Bug 165155

Summary: Web Inspector: Use URL constructor to better handle all kinds of URLs
Product: WebKit Reporter: Joseph Pecoraro <joepeck>
Component: Web InspectorAssignee: Devin Rousso <hi>
Status: RESOLVED FIXED    
Severity: Normal CC: achristensen, ap, commit-queue, hi, inspector-bugzilla-changes, joepeck, webkit-bug-importer
Priority: P2 Keywords: InRadar
Version: WebKit Nightly Build   
Hardware: All   
OS: All   
Attachments:
Description Flags
Patch
none
Patch
none
Patch
none
Patch
none
Patch none

Description Joseph Pecoraro 2016-11-29 13:44:32 PST
Summary:
parseURL should use URL constructor to better handle all kinds of URLs

Currently our parseURL URL Utility function returns an object with these properties: (in error cases they are null)

    scheme, host, port, path, queryString, fragment, lastPathComponent

The URL constructor, when passed without a base URL, returns an object with these properties: (in error cases this throws an exception)

    protocol, username, password, host, hostname, port, origin, pathname, search, hash (and searchParams special object)

We should convert over to using the URL constructor to avoid our own logic which may not (and does not always) match WebKit's URL parsing.

Notes:
- See LayoutTests/inspector/unit-tests/url-utilities.html for some examples
Comment 1 Joseph Pecoraro 2016-11-29 13:45:25 PST
This affects parseURL and absoluteURL and maybe other Utilities.

Note we have some special cases for parseDataURL which may still need to exist.
Comment 2 Devin Rousso 2019-08-16 12:31:48 PDT
Created attachment 376516 [details]
Patch

This has one major difference, which is that "http://example.com" WILL have a path of "/" (it's implicit).
Comment 3 Alex Christensen 2019-08-16 12:43:11 PDT
Comment on attachment 376516 [details]
Patch

View in context: https://bugs.webkit.org/attachment.cgi?id=376516&action=review

I like the idea of this.

> Source/WebInspectorUI/UserInterface/Base/URLUtilities.js:110
> +    if (url.startsWith("data:")) {
> +        result.scheme = "data";
> +        return result;

Won't path be empty after this change but not before this change?

> Source/WebInspectorUI/UserInterface/Base/URLUtilities.js:117
> +        match = url.match(/^(?<protocol>\w+:)\/\/(?:(?<username>[^:@]+)(?::(?<password>[^@]+))?@)?(?<hostname>[^/#:?]+)?(?::(?<port>[\d]+))?(?<pathname>\/[^#?]*)?(?<search>\?[^#]*)?(?<hash>#.*)?$/i);

Can we not?  If a URL is invalid, it's invalid.

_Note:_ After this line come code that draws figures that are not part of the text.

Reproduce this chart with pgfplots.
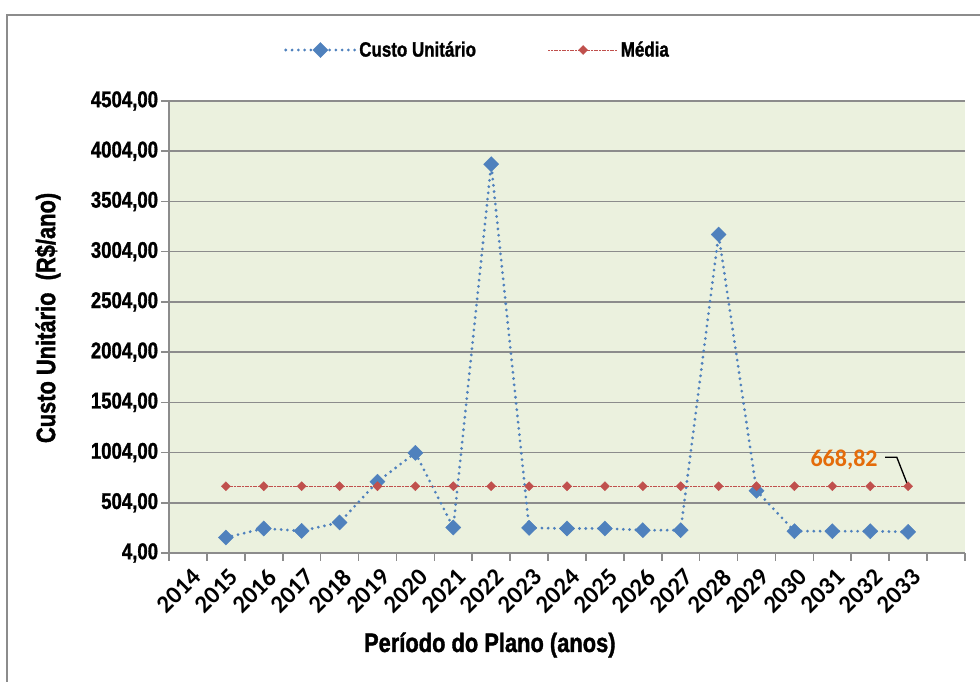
\documentclass[border=0pt]{standalone}
\usepackage{pgfplots}
\pgfplotsset{compat=1.18}
\usepackage{fontspec}
\setmainfont{Liberation Sans}
\newfontfamily\narrow[FakeStretch=0.82, FakeBold=1.3]{Liberation Sans}
\newfontfamily\calib{Carlito}
\definecolor{bluep}{HTML}{4F81BD}
\definecolor{redp}{HTML}{C0504D}
\definecolor{bgc}{HTML}{EBF1DE}
\definecolor{gridc}{HTML}{8C8C8C}
\definecolor{orangec}{HTML}{E46C0A}
\begin{document}
\begin{tikzpicture}
\useasboundingbox (0,0) rectangle (735pt,510.75pt);
\draw[gridc, line width=1.5pt] (5.25pt,-1pt) -- (5.25pt,499.5pt) -- (736pt,499.5pt);
\begin{axis}[
  at={(126.75pt,96pt)}, anchor=south west,
  scale only axis, width=597pt, height=339pt,
  xmin=-0.5, xmax=20.5, ymin=4, ymax=4504,
  axis lines=left, axis line style={-, gridc, line width=1.5pt},
  axis background/.style={fill=bgc},
  xtick={0,...,19},
  xticklabels={2014,2015,2016,2017,2018,2019,2020,2021,2022,2023,2024,2025,2026,2027,2028,2029,2030,2031,2032,2033},
  major x tick style={draw=none},
  minor xtick={-0.5,0.5,...,20.5},
  minor tick length=6pt,
  major tick length=6pt,
  tick align=outside,
  tick style={gridc, line width=1.2pt},
  ytick={4,504,...,4504},
  yticklabels={{4,00},{504,00},{1004,00},{1504,00},{2004,00},{2504,00},{3004,00},{3504,00},{4004,00},{4504,00}},
  ymajorgrids,
  major grid style={gridc, line width=1.1pt},
  yticklabel style={font=\narrow\bfseries\fontsize{17}{17}\selectfont, inner sep=2pt},
  xticklabel style={rotate=45, anchor=east, inner sep=0pt, yshift=-11pt, xshift=-2pt, font=\calib\bfseries\fontsize{18.5}{18.5}\selectfont},
  xlabel={Período do Plano (anos)},
  xlabel style={at={(axis description cs:0.403,-0.2035)}, anchor=center, font=\narrow\bfseries\fontsize{20}{20}\selectfont},
  ylabel={Custo Unitário\ \ (R\$/ano)},
  ylabel style={at={(axis description cs:-0.152,0.52)}, anchor=center, font=\narrow\bfseries\fontsize{20}{20}\selectfont},
  legend columns=2,
  legend style={at={(0.1394,1.1128)}, anchor=west, draw=none, fill=none,
    font=\narrow\bfseries\fontsize{15.5}{15.5}\selectfont,
    /tikz/every even column/.append style={column sep=52pt}},
  legend image code/.code={\draw[#1, mark repeat=2, mark phase=2] plot coordinates {(0pt,0pt) (26pt,0pt) (52pt,0pt)};},
]
\addplot[bluep, line width=2.3pt, line cap=round, dash pattern=on 0pt off 4.7pt,
  mark=square*, mark size=4pt, mark options={solid, rotate=45, fill=bluep, draw=bluep, line width=0.3pt}]
coordinates {
(1,158) (2,248) (3,224) (4,308) (5,714) (6,1001) (7,258) (8,3875) (9,254) (10,248)
(11,248) (12,231) (13,231) (14,3175) (15,624) (16,221) (17,221) (18,221) (19,214)
};
\addlegendentry{Custo Unitário}
\addplot[redp, line width=0.6pt, dash pattern=on 1.5pt off 0.5pt,
  mark=square*, mark size=2.4pt, mark options={solid, rotate=45, fill=redp, draw=redp, line width=0.3pt}]
coordinates {
(1,668.82) (2,668.82) (3,668.82) (4,668.82) (5,668.82) (6,668.82) (7,668.82) (8,668.82) (9,668.82) (10,668.82)
(11,668.82) (12,668.82) (13,668.82) (14,668.82) (15,668.82) (16,668.82) (17,668.82) (18,668.82) (19,668.82)
};
\addlegendentry{Média}
\draw[black, line width=1pt] (axis cs:18.39,958) -- (axis cs:18.70,958) -- (axis cs:19,668.82);
\node[anchor=east, text=orangec, font=\calib\bfseries\fontsize{18}{18}\selectfont, inner sep=0pt] at (axis cs:18.2,935) {668,82};
\end{axis}
\end{tikzpicture}
\end{document}
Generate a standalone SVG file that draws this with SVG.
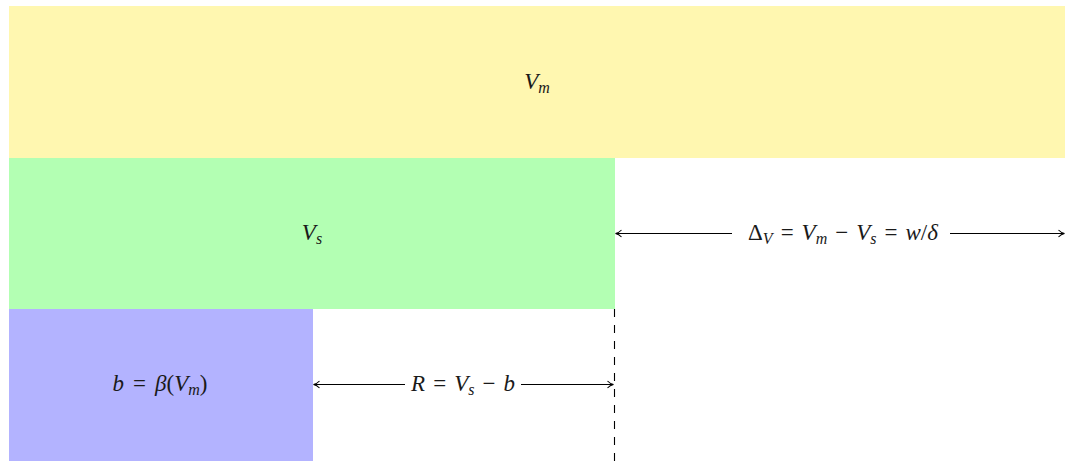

> Source/WebInspectorUI/UserInterface/Base/URLUtilities.js:142
> +        result.host = match.hostname.toLowerCase();

This shouldn't be needed any more.  The URLParser does this for you.

> Source/WebInspectorUI/UserInterface/Base/URLUtilities.js:153
> +        result.path = resolveDotsInPath(match.pathname);

The URLParser resolves dots in the path for you.  You shouldn't need this any more.
Comment 4 Devin Rousso 2019-08-16 14:18:30 PDT
Created attachment 376540 [details]
Patch
Comment 5 Devin Rousso 2019-08-16 14:20:19 PDT
Created attachment 376541 [details]
Patch
Comment 6 Joseph Pecoraro 2019-08-16 15:31:34 PDT
Comment on attachment 376541 [details]
Patch

View in context: https://bugs.webkit.org/attachment.cgi?id=376541&action=review

> LayoutTests/inspector/unit-tests/url-utilities-expected.txt:40
> +PASS: port should be: 'null'
> +PASS: origin should be: 'http://example.com'

So the default port gets stripped?

We should have a test right next to this with a non-default port then. Like:

    "http://example.com:42"

> LayoutTests/inspector/unit-tests/url-utilities-expected.txt:219
> +Test Invalid: http://user@pass:example.com/

This is invalid? Then there don't appear to be any tests that cover user:pass now.
Comment 7 Joseph Pecoraro 2019-08-16 15:33:09 PDT
> > Source/WebInspectorUI/UserInterface/Base/URLUtilities.js:153
> > +        result.path = resolveDotsInPath(match.pathname);
> 
> The URLParser resolves dots in the path for you.  You shouldn't need this
> any more.

I wonder if this will cause us problems anywhere. Particularly when generating folder paths related to "Group by Path" or Source Maps.
Comment 8 Alex Christensen 2019-08-16 17:24:14 PDT
Comment on attachment 376541 [details]
Patch

View in context: https://bugs.webkit.org/attachment.cgi?id=376541&action=review

> Source/WebInspectorUI/UserInterface/Base/URLUtilities.js:109
> +    if (url && url.startsWith("data:")) {
> +        result.scheme = "data";
> +        return result;

I still don't like this.

> Source/WebInspectorUI/UserInterface/Base/URLUtilities.js:123
> +        if (parsed.password)

What about http://:password@host/?  This should probably be outside its containing if statement, and you should probably add that test.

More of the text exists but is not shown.